Geçen haftaki yazımda Birleşik Krallığın hibrit araçlar dahil 2035 yılından itibaren tüm içten yanmalı motorlu araçların satışını durdurulacağı kararını aktarmıştım
Geçen haftaki yazımda Birleşik Krallığın hibrit araçlar dahil 2035 yılından itibaren tüm içten yanmalı motorlu araçların satışını durdurulacağı kararını aktarmıştım. Singapur’da 2040 yılından itibaren içten yanmalı motorlu araçların satışının durdurulacağı açıklandı. Bu haftaki haber, Singapur’da 2040 yılından itibaren içten yanmalı motorlu araçların satışının durdurulacağı haberi. Ayrıca Singapur’da halihazırda 1.600 olan elektrikli araç şarj istasyonu sayısı 2030 yılına kadar 28.000’e çıkarılacak. Singapur’u bilmeyenler için belirteyim, Singapur, Eskişehir ili yüzölçümünden daha küçük, ülkemizin yaklaşık yüzde biri yüzölçüme sahip bir ada ülkesi. Yani ölçeklendirmek gerekirse, Eskişehir il genelinde on binlerce araç şarj istasyonu açmak hedefi gibi bir şey bu. Ayrıca Singapur, 2021-2023 yıllarında tam elektrikli araçlar için yüzde 45 oranında vergi teşviği de uygulanacak. 2020 yılı bütçe görüşmeleri kapsamında açıklanan bu hedeflerin dışında, Singapur enerji tüketimini düşürecek ve yağmur suyunun tekrar kullanılmasını sağlayacak Yeşil Kentler Programı kapsamında şehircilik çözümleri ve sürdürülebilirlik araştırmaları için 1 milyar Singapur Doları (yaklaşık 4.5 milyar lira) kaynak ayıracak, Kıyı ve Sel Koruma Fonu için başlangıç miktarı 5 milyar Singapur Doları (yaklaşık 22 milyar lira) olan bir fon oluşturacak.

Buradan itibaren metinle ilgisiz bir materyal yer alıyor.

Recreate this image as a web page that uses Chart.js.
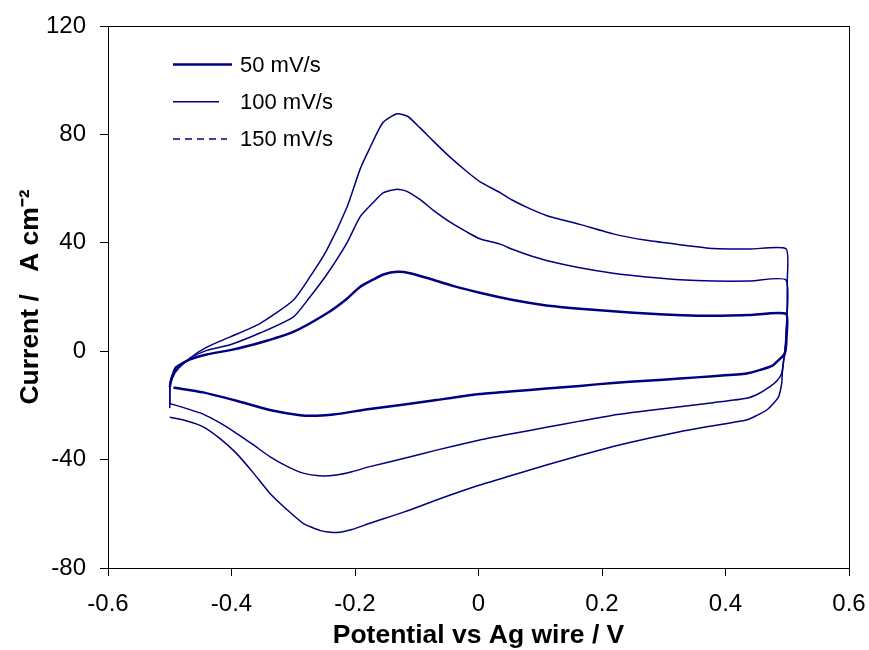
<!DOCTYPE html>
<html>
<head>
<meta charset="utf-8">
<script src="https://cdn.jsdelivr.net/npm/chart.js@4.4.1/dist/chart.umd.min.js"></script>
<style>
  body { margin: 0; background: #fff; }
</style>
</head>
<body>
<canvas id="cv-chart" width="869" height="650"></canvas>
<script>
// cyclic voltammograms (anodic sweep -0.5 -> 0.5 V, then back)
const potential50 = [-0.5, -0.497, -0.49, -0.467, -0.44, -0.402, -0.354, -0.3, -0.246, -0.215, -0.192, -0.17, -0.154, -0.132, -0.111, -0.08, -0.04, 0.002, 0.056, 0.11, 0.164, 0.218, 0.272, 0.33, 0.38, 0.44, 0.498,
  0.499, 0.497, 0.494, 0.485, 0.477, 0.455, 0.434, 0.38, 0.326, 0.272, 0.218, 0.164, 0.11, 0.056, 0.002, -0.068, -0.12, -0.176, -0.235, -0.262, -0.289, -0.338, -0.392, -0.446, -0.494];
const current50 = [-13.3, -10, -6, -3, -1.2, 0.4, 3.1, 7.1, 13.9, 19, 23.7, 26.5, 28.3, 29.3, 28.8, 26.8, 24, 21.6, 18.9, 16.9, 15.7, 14.7, 13.9, 13.3, 13.1, 13.4, 13.8,
  6, 0, -1.5, -3.5, -5.2, -7, -8.2, -9.2, -10.1, -10.9, -11.7, -12.8, -13.8, -14.8, -15.8, -18, -19.7, -21.3, -23.4, -23.8, -23.6, -21.7, -18.3, -15.2, -13.4];

const potential100 = [-0.5, -0.499, -0.49, -0.467, -0.44, -0.402, -0.354, -0.3, -0.273, -0.246, -0.213, -0.192, -0.17, -0.154, -0.132, -0.116, -0.095, -0.073, -0.045, -0.019, 0.002, 0.035, 0.056, 0.083, 0.11, 0.164, 0.218, 0.272, 0.326, 0.38, 0.44, 0.498,
  0.499, 0.497, 0.494, 0.491, 0.483, 0.472, 0.455, 0.434, 0.38, 0.326, 0.272, 0.218, 0.164, 0.11, 0.056, 0.002, -0.068, -0.12, -0.176, -0.205, -0.23, -0.258, -0.284, -0.31, -0.338, -0.365, -0.392, -0.42, -0.446, -0.475, -0.5];
const current100 = [-19.3, -11, -7, -2.6, 0.3, 2.4, 6.7, 12.6, 20, 28.2, 40, 49.5, 55, 58.5, 59.8, 59, 56, 52, 47.5, 44, 41.5, 39.5, 37.5, 35.3, 33.5, 30.8, 28.8, 27.4, 26.4, 25.9, 25.9, 26.3,
  10, 0, -3.5, -8.2, -11, -13.1, -15.5, -17.4, -19, -20.5, -22, -23.6, -25.8, -28.1, -30.4, -32.8, -36.5, -39.5, -42.6, -44.5, -45.7, -46, -45, -42.5, -38.9, -34.5, -30.3, -26.3, -23.2, -21, -19.3];

const potential150 = [-0.5, -0.499, -0.49, -0.467, -0.44, -0.402, -0.354, -0.3, -0.273, -0.246, -0.213, -0.192, -0.178, -0.155, -0.132, -0.115, -0.095, -0.074, -0.046, -0.02, 0.002, 0.035, 0.056, 0.083, 0.11, 0.164, 0.218, 0.272, 0.326, 0.38, 0.44, 0.498,
  0.5, 0.499, 0.496, 0.492, 0.491, 0.486, 0.476, 0.467, 0.45, 0.434, 0.38, 0.326, 0.272, 0.218, 0.164, 0.11, 0.056, 0.002, -0.068, -0.12, -0.176, -0.205, -0.23, -0.256, -0.284, -0.31, -0.338, -0.365, -0.392, -0.42, -0.446, -0.475, -0.5];
const current150 = [-21, -12, -7.5, -2.5, 1.5, 5.3, 10.2, 18.8, 27.4, 37.2, 53.1, 67, 74, 84.3, 87.6, 86.7, 82.5, 77.7, 71.6, 66.5, 62.6, 58.5, 55.6, 52.6, 50.1, 46.8, 43.3, 40.9, 39.3, 37.9, 37.7, 37.8,
  26, 10, 0, -8, -11.9, -16.8, -19.7, -21.7, -23.8, -25.4, -27.5, -29.7, -32.3, -35.2, -38.5, -42, -45.7, -49.4, -54.9, -59.3, -63.5, -65.8, -66.9, -66.2, -63.5, -58.5, -52.4, -44.8, -37.7, -32, -27.9, -25.6, -24.4];

const seriesNames = ['50 mV/s', '100 mV/s', '150 mV/s'];

const lineColor = '#000080';
const fontFamily = '"Liberation Sans", Arial, sans-serif';

function toPoints(xs, ys) {
  return xs.map((x, i) => ({ x: x, y: ys[i] }));
}

// legend drawn inside the plot like the original
const innerLegend = {
  id: 'innerLegend',
  afterDraw(chart) {
    const ctx = chart.ctx;
    const lens = [59, 46, 54];
    ctx.save();
    ctx.font = '22px ' + fontFamily;
    ctx.textBaseline = 'middle';
    chart.data.datasets.forEach((ds, i) => {
      const y = 64.5 + i * 37.3;
      ctx.strokeStyle = ds.borderColor;
      ctx.lineWidth = ds.borderWidth;
      ctx.setLineDash(ds.legendDash || []);
      ctx.beginPath();
      ctx.moveTo(173, y);
      ctx.lineTo(173 + lens[i], y);
      ctx.stroke();
      ctx.setLineDash([]);
      ctx.fillStyle = '#000';
      ctx.fillText(ds.label, 240, y + 1);
    });
    ctx.restore();
  }
};

const plotFrame = {
  id: 'plotFrame',
  afterDraw(chart) {
    const a = chart.chartArea;
    const ctx = chart.ctx;
    ctx.save();
    ctx.strokeStyle = '#000';
    ctx.lineWidth = 1;
    ctx.strokeRect(Math.round(a.left) + 0.5, Math.round(a.top) + 0.5, Math.round(a.right - a.left), Math.round(a.bottom - a.top));
    ctx.restore();
  }
};

const ctx = document.getElementById('cv-chart');

new Chart(ctx, {
  type: 'scatter',
  data: {
    datasets: [{
      label: seriesNames[0],
      data: toPoints(potential50, current50),
      borderColor: lineColor,
      borderWidth: 2.5,
      showLine: true,
      pointRadius: 0,
      tension: 0.2
    }, {
      label: seriesNames[1],
      data: toPoints(potential100, current100),
      borderColor: lineColor,
      borderWidth: 1.5,
      showLine: true,
      pointRadius: 0,
      tension: 0.2
    }, {
      label: seriesNames[2],
      data: toPoints(potential150, current150),
      borderColor: lineColor,
      borderWidth: 1.5,
      legendDash: [7, 5],
      showLine: true,
      pointRadius: 0,
      tension: 0.2
    }]
  },
  options: {
    responsive: false,
    animation: false,
    layout: { padding: { left: 0, right: 20, top: 26, bottom: 0 } },
    plugins: {
      legend: { display: false },
      tooltip: { enabled: false }
    },
    scales: {
      x: {
        type: 'linear',
        min: -0.6,
        max: 0.6,
        afterFit: (scale) => {
          scale.height = 82;
          scale.paddingLeft = 0;
          scale.paddingRight = 0;
        },
        ticks: {
          stepSize: 0.2,
          padding: 14,
          color: '#000',
          font: { family: fontFamily, size: 24 },
          callback: (v) => Math.abs(v) < 1e-9 ? '0' : Number(v).toFixed(1)
        },
        grid: { drawOnChartArea: false, tickLength: 8, color: '#000' },
        border: { color: '#000' },
        title: {
          display: true,
          text: 'Potential vs Ag wire / V',
          color: '#000',
          font: { family: fontFamily, size: 26.5, weight: 'bold' },
          padding: { top: 0, bottom: -2 }
        }
      },
      y: {
        min: -80,
        max: 120,
        afterFit: (scale) => {
          scale.width = 108;
          scale.paddingTop = 0;
          scale.paddingBottom = 0;
        },
        ticks: {
          stepSize: 40,
          padding: 14,
          color: '#000',
          font: { family: fontFamily, size: 24 }
        },
        grid: { drawOnChartArea: false, tickLength: 8, color: '#000' },
        border: { color: '#000' },
        title: {
          display: true,
          text: 'Current /   A cm\u207B\u00B2',
          color: '#000',
          font: { family: fontFamily, size: 26.5, weight: 'bold' },
          padding: { top: 15, bottom: 0 }
        }
      }
    }
  },
  plugins: [innerLegend, plotFrame]
});
</script>
</body>
</html>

Yine geçen haftaki yazımda belirttiğim “ekolojik olan, ekonomik ve afetlere karşı dirençlidir” savımı doğrulama yönünde bir hamle bu da. İklim değişikliği ile mücadele etmek, sürdürülebilir, ekonomik ve dirençli çözümler arıyorsanız mutlaka düşük karbonlu ve düşük emisyonlu ekonomiye geçinin yollarını bulmak zorundasınız. İklim değişikliği deyince, Tarım ve Orman Bakanlığı, Meteoroloji Genel Müdürlüğü’nün yayınladığı “Türkiye 2019 Yılı İklim Değerlendirmesi” raporundan bahsetmek istiyorum biraz. Rapor, yukarıda belirttiğim “ekolojik olan ekonomik ve dirençlidir” yaklaşımını acilen daha çok hayatımıza sokmamız gerektiğini doğrular nitelikte. Rapora göre, 2019’da Türkiye’de, tüm geçmiş kayıtlardaki en yüksek rakam olan 935 ekstrem hava olayı yaşanmış. Bu olaylarda %36 ile şiddetli yağış ve seller ilk sırada yer alırken, ikinci sırada %27 ile fırtınalar, üçüncü sırada ise %18 ile dolu yağışları yer alıyor. 2019 yılı Türkiye ortalama sıcaklığı, 1981-2010 normali olan 13,5°C’nin 1,2°C üstüne çıkarak, 14,7°C olarak gerçekleşmiş ve Meteoroloji Genel Müdürlüğü ölçümlerine göre 63 merkezde maksimum sıcaklıklarda tüm zamanların maksimum sıcaklık değeri rekorları kırılmış. Tüm bunlara karşın geçtiğimiz yıl alansal ortalama yağış miktarı 19812010 normalinin (574 mm) % 1,9 üzerinde gerçekleşmiş. Yıllardır söylediğim gibi, iklim her geçen gün yaşamımızı biraz daha fazla olumsuz etkileyecek şekilde değişiyor, ekstremleşiyor. Buna bizim yanlışlarımız ve sürdürülebilir olmayan tercihlerimiz yol açıyor. Oysa geçen haftaki yazımda ve bu yazımda belirttiğim gibi çözüm “ekolojik olan ekonomik ve afetlere karşı dirençli olandır” yaklaşımının hayatın her alanında benimsenmesi. Herkese iyi haftalar diliyorum.